▶ EXERCISE: Produce nothing but an exact copy of the lines from the one containing "Output the component" through the one containing "Chart.register(...registerables);", and do not carry over pictures.
[START SOURCE DATA]
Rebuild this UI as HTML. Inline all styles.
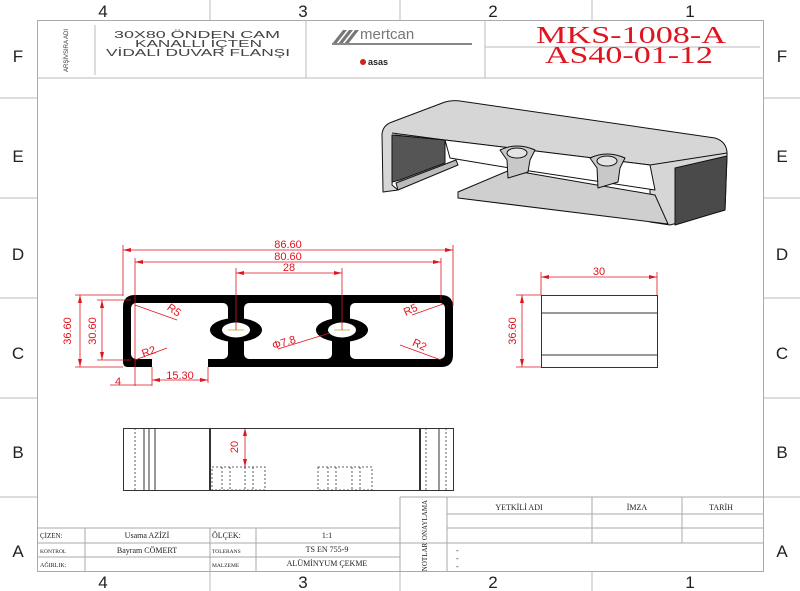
<!DOCTYPE html>
<html><head><meta charset="utf-8"><style>
body{margin:0;background:#fff}
svg{display:block}
.g{font-family:"Liberation Sans","DejaVu Sans",sans-serif}
.s{font-family:"Liberation Serif",serif}
</style></head><body>
<svg width="800" height="591" viewBox="0 0 800 591" xmlns="http://www.w3.org/2000/svg">
<g class="g" font-size="17" fill="#222" text-anchor="middle">
<text x="103" y="17">4</text><text x="303" y="17">3</text><text x="493" y="17">2</text><text x="690" y="17">1</text>
<text x="103" y="588">4</text><text x="303" y="588">3</text><text x="493" y="588">2</text><text x="690" y="588">1</text>
<text x="18" y="62">F</text><text x="782" y="62">F</text>
<text x="18" y="162">E</text><text x="782" y="162">E</text>
<text x="18" y="260">D</text><text x="782" y="260">D</text>
<text x="18" y="359">C</text><text x="782" y="359">C</text>
<text x="18" y="458">B</text><text x="782" y="458">B</text>
<text x="18" y="557">A</text><text x="782" y="557">A</text>
</g>
<g stroke="#bbb" stroke-width="1">
<line x1="210" y1="0" x2="210" y2="20"/><line x1="400" y1="0" x2="400" y2="20"/><line x1="592" y1="0" x2="592" y2="20"/>
<line x1="210" y1="572" x2="210" y2="591"/><line x1="400" y1="572" x2="400" y2="591"/><line x1="592" y1="572" x2="592" y2="591"/>
<line x1="0" y1="98" x2="37" y2="98"/><line x1="0" y1="198" x2="37" y2="198"/><line x1="0" y1="298" x2="37" y2="298"/><line x1="0" y1="398" x2="37" y2="398"/><line x1="0" y1="497" x2="37" y2="497"/>
<line x1="764" y1="98" x2="800" y2="98"/><line x1="764" y1="198" x2="800" y2="198"/><line x1="764" y1="298" x2="800" y2="298"/><line x1="764" y1="398" x2="800" y2="398"/><line x1="764" y1="497" x2="800" y2="497"/>
</g>
<rect x="37.5" y="20.5" width="726" height="551" fill="none" stroke="#aaa"/>
<g stroke="#bbb" fill="none">
<line x1="37" y1="78" x2="764" y2="78"/>
<line x1="95" y1="25" x2="95" y2="75"/>
<line x1="306" y1="20" x2="306" y2="78"/>
<line x1="485" y1="20" x2="485" y2="78"/>
<line x1="485" y1="47" x2="760" y2="47"/>
</g>
<text class="g" font-size="6" fill="#333" transform="translate(68,72) rotate(-90)">ARŞİVSIRA ADI</text>
<g class="g" font-size="10" fill="#444">
<text x="114" y="38" textLength="166" lengthAdjust="spacingAndGlyphs">30X80 ÖNDEN CAM</text>
<text x="135" y="47" textLength="127" lengthAdjust="spacingAndGlyphs">KANALLI İÇTEN</text>
<text x="106" y="56" textLength="184" lengthAdjust="spacingAndGlyphs">VİDALI DUVAR FLANŞI</text>
</g>
<g fill="#777"><polygon points="332,44 343,30 347,30 336,44"/><polygon points="338,44 349,30 353,30 342,44"/><polygon points="344,44 355,30 359,30 348,44"/></g>
<text class="g" x="360" y="39" font-size="15" fill="#777">mertcan</text>
<rect x="332" y="43" width="140" height="2" fill="#888"/>
<circle cx="363" cy="62" r="3" fill="#c22"/><text class="g" x="368" y="65" font-size="9" font-weight="bold" fill="#222">asas</text>
<g class="s" fill="#e0141e" font-size="24">
<text x="536" y="43" textLength="190" lengthAdjust="spacingAndGlyphs">MKS-1008-A</text>
<text x="545" y="63" textLength="168" lengthAdjust="spacingAndGlyphs">AS40-01-12</text>
</g>
<g stroke="#111" stroke-width="1" stroke-linejoin="round">
<path d="M382,134 Q383,125 392,122 L445,102 Q452,100 460,101 L715,138 Q728,142 727,156 L725,210 L670,225 L650,222 L650,165 L395,135 L392,185 L398,190 L383,192 Z" fill="#d6d6d6"/>
<polygon points="392,135 445,140 445,163 400,180 392,182" fill="#555"/>
<polygon points="396,183 456,160 458,165 398,190" fill="#bbb"/>
<polygon points="675,168 727,156 725,210 675,225" fill="#4a4a4a"/>
<path d="M392,133 L445,140 L650,165 L727,153" fill="none"/>
<polygon points="458,192 510,170 655,195 668,224 458,198" fill="#cfcfcf"/>
<polygon points="445,140 650,165 655,190 510,168 450,158" fill="#fff"/>
<path d="M500,150 Q517,142 535,150 L530,160 L528,172 L508,178 L507,160 Z" fill="#c8c8c8"/>
<ellipse cx="517" cy="153" rx="10" ry="5" fill="#e4e4e4"/>
<path d="M590,158 Q607,150 625,158 L620,168 L618,182 L598,188 L597,168 Z" fill="#c8c8c8"/>
<ellipse cx="607" cy="161" rx="10" ry="5" fill="#e4e4e4"/>
</g>
<path d="M135,295 L441,295 Q453,295 453,307 L453,355 Q453,367 441,367 L208,367 L208,359 L152,359 L152,367 L128,367 Q123,367 123,362 L123,307 Q123,295 135,295 Z" fill="#000"/>
<rect x="131" y="303" width="97" height="56" rx="5" fill="#fff"/>
<rect x="244" y="303" width="88" height="56" rx="5" fill="#fff"/>
<rect x="350" y="303" width="95" height="56" rx="5" fill="#fff"/>
<rect x="228" y="300" width="16" height="35" fill="#000"/>
<rect x="332" y="300" width="18" height="35" fill="#000"/>
<rect x="232" y="330" width="8" height="32" fill="#000"/>
<rect x="337" y="330" width="9" height="32" fill="#000"/>
<ellipse cx="236" cy="330" rx="26" ry="12" fill="#000"/>
<ellipse cx="342" cy="330" rx="26" ry="12" fill="#000"/>
<ellipse cx="236" cy="330" rx="14" ry="7.5" fill="#fff"/>
<ellipse cx="342" cy="330" rx="14" ry="7.5" fill="#fff"/>
<g stroke="#b8a000" stroke-width="0.7"><line x1="228" y1="330" x2="244" y2="330"/><line x1="334" y1="330" x2="350" y2="330"/></g>
<g stroke="#e0141e" stroke-width="0.8" fill="none">
<line x1="123" y1="245" x2="123" y2="296"/><line x1="453" y1="245" x2="453" y2="306"/>
<line x1="123" y1="250" x2="453" y2="250"/>
<line x1="135" y1="258" x2="135" y2="386"/><line x1="441" y1="258" x2="441" y2="300"/>
<line x1="135" y1="262" x2="441" y2="262"/>
<line x1="236" y1="268" x2="236" y2="330"/><line x1="342" y1="268" x2="342" y2="330"/>
<line x1="236" y1="273" x2="342" y2="273"/>
<line x1="75" y1="295" x2="123" y2="295"/><line x1="75" y1="367" x2="123" y2="367"/>
<line x1="80" y1="295" x2="80" y2="367"/>
<line x1="97" y1="300" x2="131" y2="300"/><line x1="97" y1="360" x2="131" y2="360"/>
<line x1="102" y1="300" x2="102" y2="360"/>
<line x1="152" y1="367" x2="152" y2="386"/><line x1="208" y1="367" x2="208" y2="383"/>
<line x1="152" y1="380" x2="208" y2="380"/>
<line x1="110" y1="385" x2="152" y2="385"/>
<line x1="135" y1="305" x2="177" y2="320"/>
<line x1="135" y1="360" x2="167" y2="348"/>
<line x1="412" y1="315" x2="443" y2="304"/>
<line x1="400" y1="345" x2="441" y2="360"/>
<line x1="278" y1="349" x2="330" y2="333"/>
<line x1="522" y1="295" x2="522" y2="367"/><line x1="516" y1="295" x2="541" y2="295"/><line x1="516" y1="367" x2="541" y2="367"/>
<line x1="541" y1="272" x2="541" y2="295"/><line x1="657" y1="272" x2="657" y2="295"/>
<line x1="541" y1="277" x2="657" y2="277"/>
<line x1="245" y1="428" x2="245" y2="467"/>
</g>
<g fill="#e0141e">
<polygon points="123,250 131,248 131,252"/><polygon points="453,250 445,248 445,252"/>
<polygon points="135,262 143,260 143,264"/><polygon points="441,262 433,260 433,264"/>
<polygon points="236,273 244,271 244,275"/><polygon points="342,273 334,271 334,275"/>
<polygon points="80,295 78,303 82,303"/><polygon points="80,367 78,359 82,359"/>
<polygon points="102,300 100,308 104,308"/><polygon points="102,360 100,352 104,352"/>
<polygon points="152,380 160,378 160,382"/><polygon points="208,380 200,378 200,382"/>
<polygon points="522,295 520,303 524,303"/><polygon points="522,367 520,359 524,359"/>
<polygon points="541,277 549,275 549,279"/><polygon points="657,277 649,275 649,279"/>
<polygon points="245,428 243,436 247,436"/><polygon points="245,467 243,459 247,459"/>
</g>
<g class="g" fill="#e0141e" font-size="11" text-anchor="middle">
<text x="288" y="248">86.60</text><text x="288" y="260">80.60</text><text x="289" y="271">28</text>
<text x="180" y="379">15.30</text><text x="118" y="385">4</text>
<text x="599" y="275">30</text>
<text transform="translate(71,331) rotate(-90)">36.60</text>
<text transform="translate(96,331) rotate(-90)">30.60</text>
<text transform="translate(516,331) rotate(-90)">36.60</text>
<text transform="translate(238,447) rotate(-90)">20</text>
<text transform="translate(172,313) rotate(35)">R5</text>
<text transform="translate(150,355) rotate(-20)">R2</text>
<text transform="translate(412,313) rotate(-25)">R5</text>
<text transform="translate(418,348) rotate(25)">R2</text>
<text transform="translate(285,346) rotate(-17)">Φ7.8</text>
</g>
<g stroke="#333" stroke-width="1" fill="none">
<rect x="541.5" y="295.5" width="116" height="72"/>
<line x1="541" y1="313" x2="657" y2="313"/><line x1="541" y1="355" x2="657" y2="355"/>
<rect x="123.5" y="428.5" width="330" height="62"/>
<line x1="144" y1="428" x2="144" y2="490"/><line x1="149" y1="428" x2="149" y2="490"/><line x1="155" y1="428" x2="155" y2="490"/>
<line x1="210" y1="428" x2="210" y2="490" stroke-width="2"/><line x1="420" y1="428" x2="420" y2="490" stroke-width="2"/>
<line x1="439" y1="428" x2="439" y2="490"/>
</g>
<g stroke="#333" stroke-width="0.8" stroke-dasharray="2,2" fill="none">
<line x1="135" y1="428" x2="135" y2="490"/><line x1="426" y1="428" x2="426" y2="490"/><line x1="446" y1="428" x2="446" y2="490"/>
<rect x="212" y="467" width="53" height="23"/><rect x="318" y="467" width="54" height="23"/>
<line x1="222" y1="467" x2="222" y2="490"/><line x1="230" y1="467" x2="230" y2="490"/><line x1="245" y1="467" x2="245" y2="490"/><line x1="253" y1="467" x2="253" y2="490"/>
<line x1="328" y1="467" x2="328" y2="490"/><line x1="336" y1="467" x2="336" y2="490"/><line x1="352" y1="467" x2="352" y2="490"/><line x1="360" y1="467" x2="360" y2="490"/>
</g>
<g stroke="#aaa" fill="none">
<line x1="400" y1="497" x2="764" y2="497"/><line x1="400" y1="497" x2="400" y2="572"/>
<line x1="447" y1="497" x2="447" y2="572"/>
<line x1="447" y1="514" x2="764" y2="514"/><line x1="447" y1="528" x2="764" y2="528"/>
<line x1="592" y1="497" x2="592" y2="543"/><line x1="682" y1="497" x2="682" y2="543"/>
<line x1="37" y1="528" x2="400" y2="528"/><line x1="37" y1="543" x2="764" y2="543"/><line x1="37" y1="557" x2="400" y2="557"/>
<line x1="85" y1="528" x2="85" y2="572"/><line x1="210" y1="528" x2="210" y2="572"/><line x1="256" y1="528" x2="256" y2="572"/>
</g>
<g class="s" font-size="7" fill="#222">
<text x="40" y="538">ÇİZEN:</text><text x="40" y="553" font-size="5.5">KONTROL</text><text x="40" y="567" font-size="6">AĞIRLIK:</text>
<text x="212" y="538" font-size="8">ÖLÇEK:</text><text x="212" y="553" font-size="5.5">TOLERANS</text><text x="212" y="567" font-size="5.5">MALZEME</text>
</g>
<g class="s" font-size="8" fill="#222" text-anchor="middle">
<text x="147" y="538">Usama AZİZİ</text><text x="147" y="553">Bayram CÖMERT</text>
<text x="327" y="538">1:1</text><text x="327" y="552">TS EN 755-9</text><text x="327" y="566">ALÜMİNYUM ÇEKME</text>
<text x="519" y="510">YETKİLİ ADI</text><text x="637" y="510">İMZA</text><text x="721" y="510">TARİH</text>
<text transform="translate(427,520) rotate(-90)" font-size="7">ONAYLAMA</text>
<text transform="translate(427,557) rotate(-90)" font-size="7">NOTLAR</text>
</g>
<g class="s" font-size="8" fill="#333"><text x="456" y="553">-</text><text x="456" y="561">-</text><text x="456" y="569">-</text></g>
</svg>
</body></html>
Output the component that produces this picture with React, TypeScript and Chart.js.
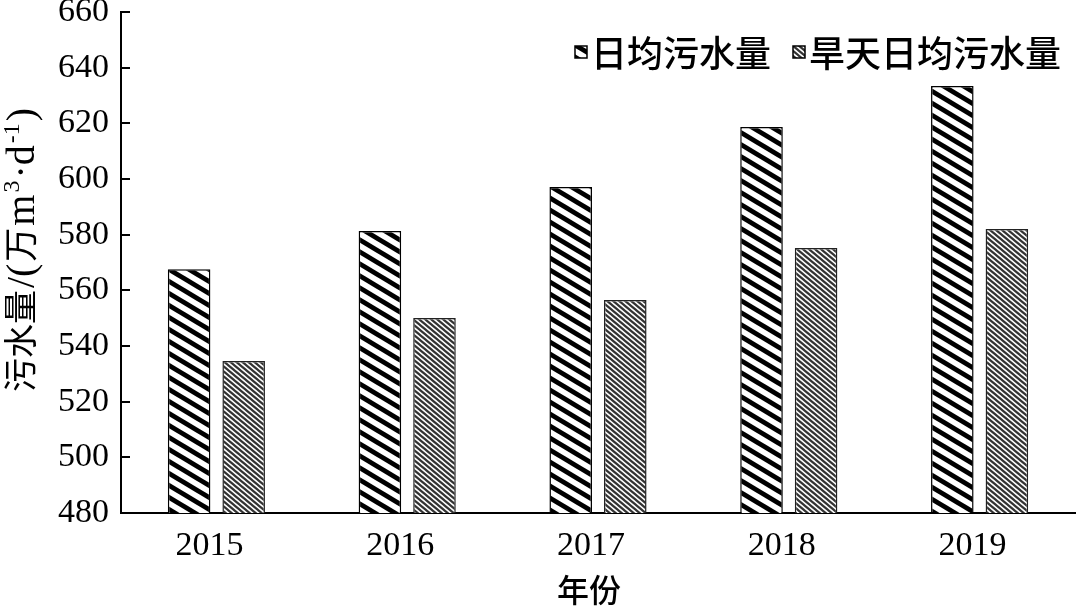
import React, { useEffect, useRef } from 'react';
import { Chart, registerables } from 'chart.js';

Chart.register(...registerables);

const categories = ['2015', '2016', '2017', '2018', '2019'];
const dailySewage = [567.6, 581.3, 597.1, 618.7, 633.4];
const dryDaySewage = [534.6, 550.1, 556.5, 575.2, 582.0];
const seriesNames = ['日均污水量', '旱天日均污水量'];
const yMin = 480;
const yMax = 660;
const yStep = 20;
const xTitle = '年份';
const yTitleParts = [
  { t: '污水量', f: 'cjk' },
  { t: '/(', f: 'serif' },
  { t: '万', f: 'cjk' },
  { t: 'm', f: 'serif' },
  { t: '3', f: 'sup' },
  { t: '·d', f: 'serif' },
  { t: '-1', f: 'sup' },
  { t: ')', f: 'serif' },
];

const CJK = '"Noto Sans CJK SC", sans-serif';
const SERIF = '"Liberation Serif", "DejaVu Serif", serif';

function makeStripePattern(w: number, h: number, lw: number, color: string, bg: string) {
  const c = document.createElement('canvas');
  c.width = w;
  c.height = h;
  const g = c.getContext('2d')!;
  g.fillStyle = bg;
  g.fillRect(0, 0, w, h);
  g.strokeStyle = color;
  g.lineWidth = lw;
  for (let k = -3; k <= 3; k++) {
    g.beginPath();
    g.moveTo(-w, -h + k * h);
    g.lineTo(2 * w, 2 * h + k * h);
    g.stroke();
  }
  return g.createPattern(c, 'repeat')!;
}

const decorPlugin = {
  id: 'decor',
  afterDraw(chart: any) {
    const ctx = chart.ctx as CanvasRenderingContext2D;
    const area = chart.chartArea;
    const ys = chart.scales.y;
    // inside tick marks
    ctx.save();
    ctx.strokeStyle = '#000';
    ctx.lineWidth = 2;
    ys.ticks.forEach((tk: any) => {
      const py = Math.round(ys.getPixelForValue(tk.value));
      ctx.beginPath();
      ctx.moveTo(area.left, py);
      ctx.lineTo(area.left + 9, py);
      ctx.stroke();
    });
    ctx.restore();

    // y title
    ctx.save();
    ctx.translate(21, 250);
    ctx.rotate(-Math.PI / 2);
    ctx.fillStyle = '#000';
    ctx.textBaseline = 'alphabetic';
    const fontFor = (f: string) =>
      f === 'cjk' ? `34px ${CJK}` : f === 'sup' ? `24px ${SERIF}` : `40px ${SERIF}`;
    const gap = 2;
    let total = 0;
    yTitleParts.forEach((p, i) => {
      ctx.font = fontFor(p.f);
      total += ctx.measureText(p.t).width + (i > 0 ? gap : 0);
    });
    let x = -total / 2;
    yTitleParts.forEach((p) => {
      ctx.font = fontFor(p.f);
      const dy = p.f === 'sup' ? -2 : p.f === 'cjk' ? 12 : 13;
      ctx.fillText(p.t, x, dy);
      x += ctx.measureText(p.t).width + gap;
    });
    ctx.restore();

    // x title
    ctx.save();
    ctx.fillStyle = '#000';
    ctx.font = `500 32px ${CJK}`;
    ctx.textAlign = 'center';
    ctx.textBaseline = 'middle';
    ctx.fillText(xTitle, 589, 590);
    ctx.restore();

    // legend
    ctx.save();
    ctx.font = `500 36px ${CJK}`;
    ctx.textBaseline = 'middle';
    ctx.textAlign = 'left';
    const ds = chart.data.datasets;
    const right = 1061;
    const box = 12;
    const gapBoxText = 4;
    const gapItems = 22;
    const widths = ds.map((d: any) => ctx.measureText(d.label).width);
    let cursor = right;
    for (let i = ds.length - 1; i >= 0; i--) {
      cursor -= widths[i];
      const textX = cursor;
      cursor -= gapBoxText + box;
      ctx.fillStyle = '#000';
      ctx.fillText(ds[i].label, textX, 53);
      ctx.fillStyle = ds[i].backgroundColor;
      ctx.fillRect(cursor, 46, box, box);
      ctx.strokeStyle = '#000';
      ctx.lineWidth = 1.5;
      ctx.strokeRect(cursor, 46, box, box);
      cursor -= gapItems;
    }
    ctx.restore();
  },
};

export default function App() {
  const ref = useRef<HTMLCanvasElement | null>(null);
  useEffect(() => {
    const canvas = ref.current!;
    const p1 = makeStripePattern(20, 12, 4.8, '#000', '#fff');
    const p2 = makeStripePattern(6, 5, 2.2, '#333', '#fff');
    const chart = new Chart(canvas, {
      type: 'bar',
      data: {
        labels: categories,
        datasets: [
          {
            label: seriesNames[0],
            data: dailySewage,
            backgroundColor: p1 as any,
            borderColor: '#000',
            borderWidth: 1.5,
            categoryPercentage: 0.572,
            barPercentage: 0.78,
          },
          {
            label: seriesNames[1],
            data: dryDaySewage,
            backgroundColor: p2 as any,
            borderColor: '#222',
            borderWidth: 1.5,
            categoryPercentage: 0.572,
            barPercentage: 0.78,
          },
        ],
      },
      options: {
        animation: false,
        responsive: false,
        devicePixelRatio: 1,
        layout: { padding: { top: 12, right: 5, left: 0, bottom: 0 } },
        plugins: { legend: { display: false }, tooltip: { enabled: false } },
        scales: {
          x: {
            grid: { display: false, drawTicks: false },
            border: { display: true, color: '#000', width: 2 },
            ticks: {
              color: '#000',
              padding: 13,
              labelOffset: -7,
              font: { family: SERIF, size: 34, lineHeight: 1.2 },
            },
            afterFit: (s: any) => {
              s.height = 95;
            },
          },
          y: {
            min: yMin,
            max: yMax,
            grid: { display: false, drawTicks: false },
            border: { display: true, color: '#000', width: 2 },
            ticks: {
              stepSize: yStep,
              color: '#000',
              padding: 12,
              font: { family: SERIF, size: 34, lineHeight: 1.0 },
            },
            afterFit: (s: any) => {
              s.width = 121;
              s.paddingTop = 0;
              s.paddingBottom = 0;
            },
          },
        },
      },
      plugins: [decorPlugin],
    });
    return () => chart.destroy();
  }, []);
  return (
    <div style={{ position: 'absolute', left: 0, top: 0, width: 1080, height: 608, background: '#fff' }}>
      <canvas ref={ref} width={1080} height={608} style={{ display: 'block' }} />
    </div>
  );
}
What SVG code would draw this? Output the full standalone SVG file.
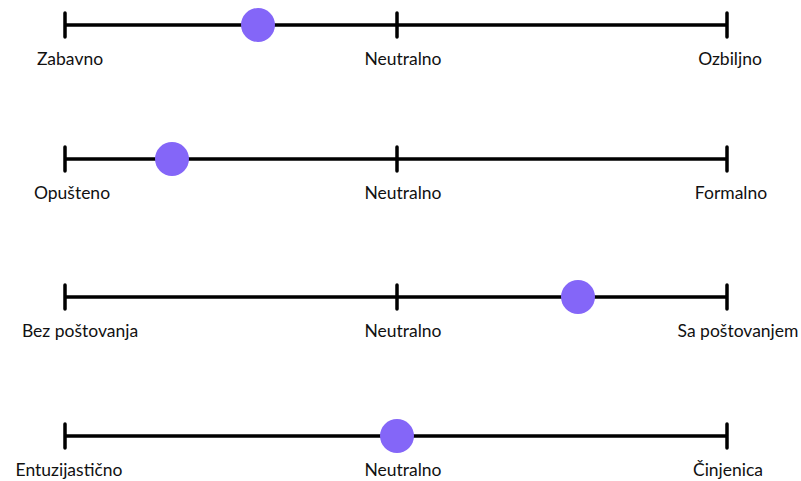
[END SOURCE DATA]
▶ TASK RESULT:
Output the component that produces this picture with React, TypeScript and Chart.js.
import React, { useEffect, useRef } from 'react';
import { Chart, registerables } from 'chart.js';

Chart.register(...registerables);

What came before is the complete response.